Reproduce word for word the lines from the beginning of the entries to the line with "1.087, 1.075, 1.069];", both included, but none of the pictures.
──────── EXTRACTED INFORMATION ────────
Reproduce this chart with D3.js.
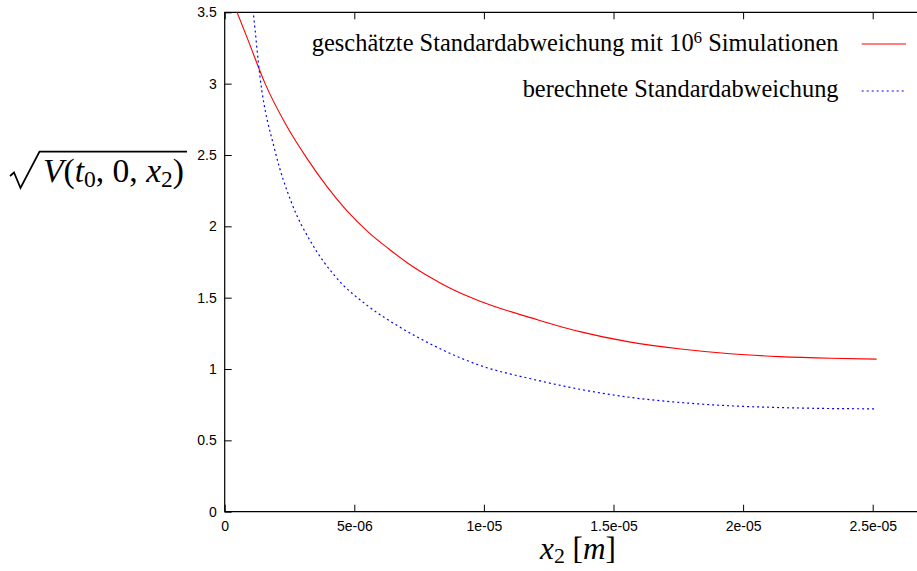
<!DOCTYPE html>
<html>
<head>
<meta charset="utf-8">
<script src="https://cdn.jsdelivr.net/npm/d3@7"></script>
<style>
  html, body { margin: 0; padding: 0; background: #fff; }
  svg { display: block; }
</style>
</head>
<body>
<svg id="chart" width="917" height="571"></svg>
<script>
// ---------- data ----------
const xTicks = [0, 5e-6, 1e-5, 1.5e-5, 2e-5, 2.5e-5];
const xTickLabels = ["0", "5e-06", "1e-05", "1.5e-05", "2e-05", "2.5e-05"];
const yTicks = [0, 0.5, 1, 1.5, 2, 2.5, 3, 3.5];
const yTickLabels = ["0", "0.5", "1", "1.5", "2", "2.5", "3", "3.5"];

const redX = [0, 8.9e-7, 1.56e-6, 2.37e-6, 3.16e-6, 3.94e-6, 4.71e-6, 5.54e-6, 6.31e-6, 7.08e-6, 7.86e-6, 8.76e-6, 9.85e-6, 1.08e-5, 1.18e-5, 1.37e-5, 1.56e-5, 1.76e-5, 1.95e-5, 2.14e-5, 2.34e-5, 2.515e-5];
const redY = [3.72, 3.31, 3.00, 2.71, 2.48, 2.28, 2.11, 1.96, 1.845, 1.74, 1.65, 1.56, 1.475, 1.415, 1.36, 1.262, 1.190, 1.140, 1.107, 1.087, 1.075, 1.069];

const blueX = [1.0e-6, 1.10e-6, 1.36e-6, 1.94e-6, 2.59e-6, 3.36e-6, 4.26e-6, 5.54e-6, 6.70e-6, 8.0e-6, 9.85e-6, 1.18e-5, 1.37e-5, 1.56e-5, 1.76e-5, 1.95e-5, 2.14e-5, 2.34e-5, 2.515e-5];
const blueY = [3.65, 3.50, 3.05, 2.53, 2.16, 1.88, 1.65, 1.44, 1.30, 1.17, 1.025, 0.932, 0.858, 0.802, 0.765, 0.742, 0.730, 0.723, 0.721];

const legendLabels = ["geschätzte Standardabweichung mit 10", "berechnete Standardabweichung"];

// ---------- layout ----------
const svg = d3.select("#chart");
const L = 224.7, T = 12.3, B = 511.7;
const x = d3.scaleLinear().domain([0, 2.5e-5]).range([L, 872.7]);
const y = d3.scaleLinear().domain([0, 3.5]).range([B, T]);
const R = 940; // frame extends beyond the visible area

const serif = "'Liberation Serif', 'DejaVu Serif', serif";
const sans = "'Liberation Sans', Arial, sans-serif";

// clip
svg.append("defs").append("clipPath").attr("id", "plotclip")
  .append("rect").attr("x", L).attr("y", T).attr("width", R - L).attr("height", B - T);

// axes
const xAxis = d3.axisBottom(x).tickValues(xTicks)
  .tickFormat((d, i) => xTickLabels[i]).tickSize(-7).tickPadding(9);
const gx = svg.append("g").attr("transform", `translate(0,${B})`).call(xAxis);

const xTop = d3.axisTop(x).tickValues(xTicks).tickFormat("").tickSize(-7);
const gxt = svg.append("g").attr("transform", `translate(0,${T})`).call(xTop);

const yAxis = d3.axisLeft(y).tickValues(yTicks)
  .tickFormat((d, i) => yTickLabels[i]).tickSize(-7).tickPadding(8);
const gy = svg.append("g").attr("transform", `translate(${L},0)`).call(yAxis);

[gx, gxt, gy].forEach(g => {
  g.select(".domain").remove();
  g.selectAll(".tick line").attr("stroke", "#000").attr("stroke-width", 1);
  g.selectAll(".tick text").attr("fill", "#000")
    .style("font-family", sans).style("font-size", "14px");
});

// frame
svg.append("path")
  .attr("d", `M${R},${T}H${L}V${B}H${R}`)
  .attr("fill", "none").attr("stroke", "#000").attr("stroke-width", 1.2);

// lines
const redData = redX.map((d, i) => [d, redY[i]]);
const blueData = blueX.map((d, i) => [d, blueY[i]]);
const line = d3.line().x(d => x(d[0])).y(d => y(d[1])).curve(d3.curveMonotoneX);

const plot = svg.append("g").attr("clip-path", "url(#plotclip)");
plot.append("path").datum(redData).attr("d", line)
  .attr("fill", "none").attr("stroke", "#ff0000").attr("stroke-width", 1.1);
plot.append("path").datum(blueData).attr("d", line)
  .attr("fill", "none").attr("stroke", "#0000ff").attr("stroke-width", 1.2)
  .attr("stroke-dasharray", "2,3");

// legend
function fitWidth(sel, target) {
  const w = sel.node().getComputedTextLength();
  const fs = parseFloat(sel.style("font-size"));
  sel.style("font-size", (fs * target / w) + "px");
}
const leg1 = svg.append("text").attr("x", 838.5).attr("y", 50.5)
  .attr("text-anchor", "end").style("font-family", serif).style("font-size", "20px");
leg1.append("tspan").text(legendLabels[0]);
leg1.append("tspan").text("6").attr("dy", -8).style("font-size", "0.7em");
leg1.append("tspan").text(" Simulationen").attr("dy", 8);
fitWidth(leg1, 527);

const leg2 = svg.append("text").attr("x", 838.5).attr("y", 97)
  .attr("text-anchor", "end").style("font-family", serif).style("font-size", "20px")
  .text(legendLabels[1]);
fitWidth(leg2, 316);

svg.append("line").attr("x1", 861.7).attr("x2", 906).attr("y1", 44).attr("y2", 44)
  .attr("stroke", "#ff0000").attr("stroke-width", 1.1);
svg.append("line").attr("x1", 861.7).attr("x2", 906).attr("y1", 91).attr("y2", 91)
  .attr("stroke", "#0000ff").attr("stroke-width", 1.2).attr("stroke-dasharray", "2,3");

// y-axis label: sqrt(V(t0, 0, x2))
const yl = svg.append("text").attr("x", 43).attr("y", 182)
  .style("font-family", serif).style("font-size", "30px");
yl.append("tspan").text("V").style("font-style", "italic");
yl.append("tspan").text("(");
yl.append("tspan").text("t").style("font-style", "italic");
yl.append("tspan").text("0").attr("dy", 5).style("font-size", "0.7em");
yl.append("tspan").text(", 0, ").attr("dy", -5);
yl.append("tspan").text("x").style("font-style", "italic");
yl.append("tspan").text("2").attr("dy", 5).style("font-size", "0.7em");
yl.append("tspan").text(")").attr("dy", -5);
fitWidth(yl, 141);
svg.append("path")
  .attr("d", "M10,176 L14,172.5 L20.5,188 L39.5,151.7 L187,151.7")
  .attr("fill", "none").attr("stroke", "#000").attr("stroke-width", 1.8)
  .attr("stroke-linejoin", "miter");

// x-axis label: x2 [m]
const xl = svg.append("text").attr("x", 578).attr("y", 559)
  .attr("text-anchor", "middle")
  .style("font-family", serif).style("font-size", "28px");
xl.append("tspan").text("x").style("font-style", "italic");
xl.append("tspan").text("2").attr("dy", 4).style("font-size", "0.7em");
xl.append("tspan").text(" [").attr("dy", -4);
xl.append("tspan").text("m").style("font-style", "italic");
xl.append("tspan").text("]");
fitWidth(xl, 76);
</script>
</body>
</html>
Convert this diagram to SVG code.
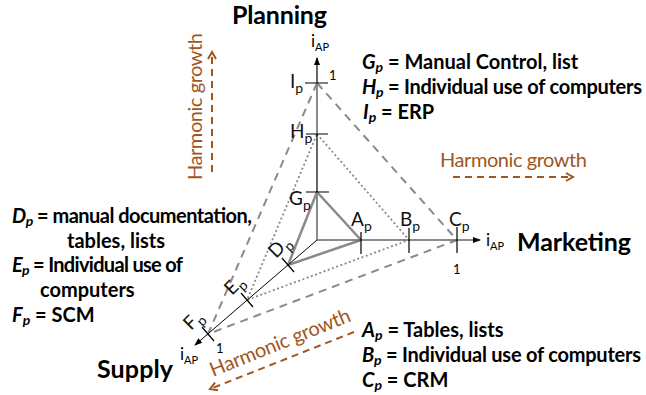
<svg xmlns="http://www.w3.org/2000/svg" width="646" height="395" viewBox="0 0 646 395">
<defs>
<marker id="ax" viewBox="0 0 8 8" refX="7" refY="4" markerWidth="8" markerHeight="8" markerUnits="userSpaceOnUse" orient="auto"><path d="M0,1 L8,4 L0,7 z" fill="#000"/></marker>
<marker id="hg" viewBox="0 0 10 10" refX="8" refY="5" markerWidth="10" markerHeight="10" markerUnits="userSpaceOnUse" orient="auto"><path d="M1,1 L8,5 L1,9" fill="none" stroke="#A0561E" stroke-width="2"/></marker>
<style>
text{font-family:Lato,"Liberation Sans",sans-serif;fill:#000}
.title{font-size:25px;font-weight:bold}
.leg{font-size:20px;font-weight:bold}
.it{font-style:italic}
.sub{font-size:14px;font-style:italic}
.lab{font-size:19px;fill:#111}
.lsub{font-size:14px}
.ia{font-size:17px}
.iasub{font-size:11px}
.one{font-size:13px}
.hgt{font-size:20px;fill:#A0561E}
.hga{fill:none;stroke:#A0561E;stroke-width:2;stroke-dasharray:7 5;marker-end:url(#hg)}
.tick{stroke:#000;stroke-width:1.2;fill:none}
.dash{stroke:#8a8a8a;stroke-width:2;stroke-dasharray:8 6;fill:none}
.dot{stroke:#8a8a8a;stroke-width:1.8;stroke-dasharray:2 2.5;fill:none}
.solid{stroke:#8a8a8a;stroke-width:2.5;fill:none;stroke-linejoin:round}
</style>
</defs>
<g id="connectors">
<polygon class="dash" points="317,83 457,240 208,334"/>
<polygon class="dot" points="317,134 409,240 247,300"/>
<polygon class="solid" points="317,192 361,240 288,265"/>
<line x1="317" y1="240" x2="317" y2="58" stroke="#000" stroke-width="1.2" marker-end="url(#ax)"/>
<line x1="317" y1="240" x2="317" y2="192" stroke="#8a8a8a" stroke-width="2"/>
<line x1="317" y1="134" x2="317" y2="83" stroke="#8a8a8a" stroke-width="2"/>
<line x1="317" y1="240" x2="480" y2="240" stroke="#666" stroke-width="1.5" marker-end="url(#ax)"/>
<line x1="317" y1="240" x2="195" y2="345" stroke="#000" stroke-width="1" marker-end="url(#ax)"/>
<path class="tick" d="M305,83H328 M306,134H328 M306,192H329 M361,232V254 M409,228V253 M457,227V253 M282,258L294,272 M241,293L253,307 M202,327L214,341"/>
</g>
<g id="axis-planning">
<text class="title" x="232" y="24" textLength="95">Planning</text>
<text x="311" y="47"><tspan class="ia">i</tspan><tspan class="iasub" dy="4">AP</tspan></text>
<text class="one" x="329" y="80">1</text>
</g>
<g id="axis-marketing">
<text class="title" x="517" y="251" textLength="114">Marketing</text>
<text x="486" y="246"><tspan class="ia">i</tspan><tspan class="iasub" dy="4">AP</tspan></text>
<text class="one" x="453" y="274">1</text>
</g>
<g id="axis-supply">
<text class="title" x="97" y="378" textLength="76">Supply</text>
<text x="180" y="360"><tspan class="ia">i</tspan><tspan class="iasub" dy="4">AP</tspan></text>
<text class="one" x="216" y="353">1</text>
</g>
<g id="node-Ip"><text class="lab" x="290" y="88">I<tspan class="lsub" dy="5">p</tspan></text></g>
<g id="node-Hp"><text class="lab" x="290" y="138">H<tspan class="lsub" dy="5">p</tspan></text></g>
<g id="node-Gp"><text class="lab" x="289" y="205">G<tspan class="lsub" dy="5">p</tspan></text></g>
<g id="node-Ap"><text class="lab" x="351" y="226">A<tspan class="lsub" dy="5">p</tspan></text></g>
<g id="node-Bp"><text class="lab" x="400" y="226">B<tspan class="lsub" dy="5">p</tspan></text></g>
<g id="node-Cp"><text class="lab" x="449" y="226">C<tspan class="lsub" dy="5">p</tspan></text></g>
<g id="node-Dp"><text class="lab" transform="translate(276,259) rotate(-45)">D<tspan class="lsub" dy="5">p</tspan></text></g>
<g id="node-Ep"><text class="lab" transform="translate(232,296) rotate(-45)">E<tspan class="lsub" dy="5">p</tspan></text></g>
<g id="node-Fp"><text class="lab" transform="translate(191,331) rotate(-45)">F<tspan class="lsub" dy="5">p</tspan></text></g>
<g id="growth-planning">
<text class="hgt" transform="translate(202,180) rotate(-90)" textLength="147">Harmonic growth</text>
<line class="hga" x1="212" y1="172" x2="212" y2="52"/>
</g>
<g id="growth-marketing">
<text class="hgt" x="440" y="167" textLength="147">Harmonic growth</text>
<line class="hga" x1="453" y1="177" x2="573" y2="177"/>
</g>
<g id="growth-supply">
<text class="hgt" transform="translate(213,377) rotate(-22)" textLength="150">Harmonic growth</text>
<line class="hga" x1="354" y1="332" x2="210" y2="389"/>
</g>
<g id="legend-planning">
<text class="leg" x="362" y="69"><tspan class="it">G</tspan><tspan class="sub" dy="3">p</tspan><tspan dy="-3"> = Manual Control, list</tspan></text>
<text class="leg" x="362" y="94" textLength="280"><tspan class="it">H</tspan><tspan class="sub" dy="3">p</tspan><tspan dy="-3"> = Individual use of computers</tspan></text>
<text class="leg" x="363" y="119"><tspan class="it">I</tspan><tspan class="sub" dy="3">p</tspan><tspan dy="-3"> = ERP</tspan></text>
</g>
<g id="legend-supply">
<text class="leg" x="12" y="223" textLength="240"><tspan class="it">D</tspan><tspan class="sub" dy="3">p</tspan><tspan dy="-3"> = manual documentation,</tspan></text>
<text class="leg" x="67" y="248">tables, lists</text>
<text class="leg" x="12" y="272" textLength="171"><tspan class="it">E</tspan><tspan class="sub" dy="3">p</tspan><tspan dy="-3"> = Individual use of</tspan></text>
<text class="leg" x="40" y="297">computers</text>
<text class="leg" x="12" y="322"><tspan class="it">F</tspan><tspan class="sub" dy="3">p</tspan><tspan dy="-3"> = SCM</tspan></text>
</g>
<g id="legend-marketing">
<text class="leg" x="362" y="337"><tspan class="it">A</tspan><tspan class="sub" dy="3">p</tspan><tspan dy="-3"> = Tables, lists</tspan></text>
<text class="leg" x="362" y="362" textLength="279"><tspan class="it">B</tspan><tspan class="sub" dy="3">p</tspan><tspan dy="-3"> = Individual use of computers</tspan></text>
<text class="leg" x="362" y="387"><tspan class="it">C</tspan><tspan class="sub" dy="3">p</tspan><tspan dy="-3"> = CRM</tspan></text>
</g>
</svg>
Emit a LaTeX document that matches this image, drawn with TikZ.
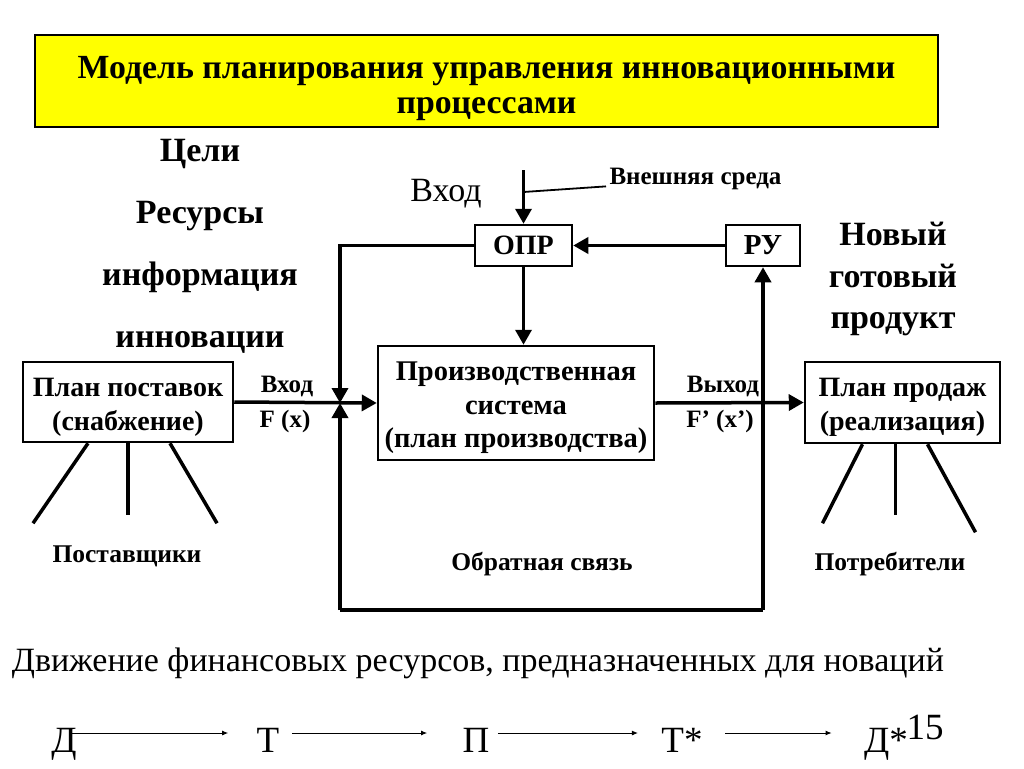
────────
■ EXERCISE RESPONSE ■
Reproduce this chart with D3.js.
<!DOCTYPE html>
<html>
<head>
<meta charset="utf-8">
<script src="https://cdn.jsdelivr.net/npm/d3@7"></script>
<style>
  html, body { margin: 0; padding: 0; background: #fff; }
  svg { display: block; }
</style>
</head>
<body>
<svg id="chart" width="917" height="571"></svg>
<script>
// ---------- data ----------
const xTicks = [0, 5e-6, 1e-5, 1.5e-5, 2e-5, 2.5e-5];
const xTickLabels = ["0", "5e-06", "1e-05", "1.5e-05", "2e-05", "2.5e-05"];
const yTicks = [0, 0.5, 1, 1.5, 2, 2.5, 3, 3.5];
const yTickLabels = ["0", "0.5", "1", "1.5", "2", "2.5", "3", "3.5"];

const redX = [0, 8.9e-7, 1.56e-6, 2.37e-6, 3.16e-6, 3.94e-6, 4.71e-6, 5.54e-6, 6.31e-6, 7.08e-6, 7.86e-6, 8.76e-6, 9.85e-6, 1.08e-5, 1.18e-5, 1.37e-5, 1.56e-5, 1.76e-5, 1.95e-5, 2.14e-5, 2.34e-5, 2.515e-5];
const redY = [3.72, 3.31, 3.00, 2.71, 2.48, 2.28, 2.11, 1.96, 1.845, 1.74, 1.65, 1.56, 1.475, 1.415, 1.36, 1.262, 1.190, 1.140, 1.107, 1.087, 1.075, 1.069];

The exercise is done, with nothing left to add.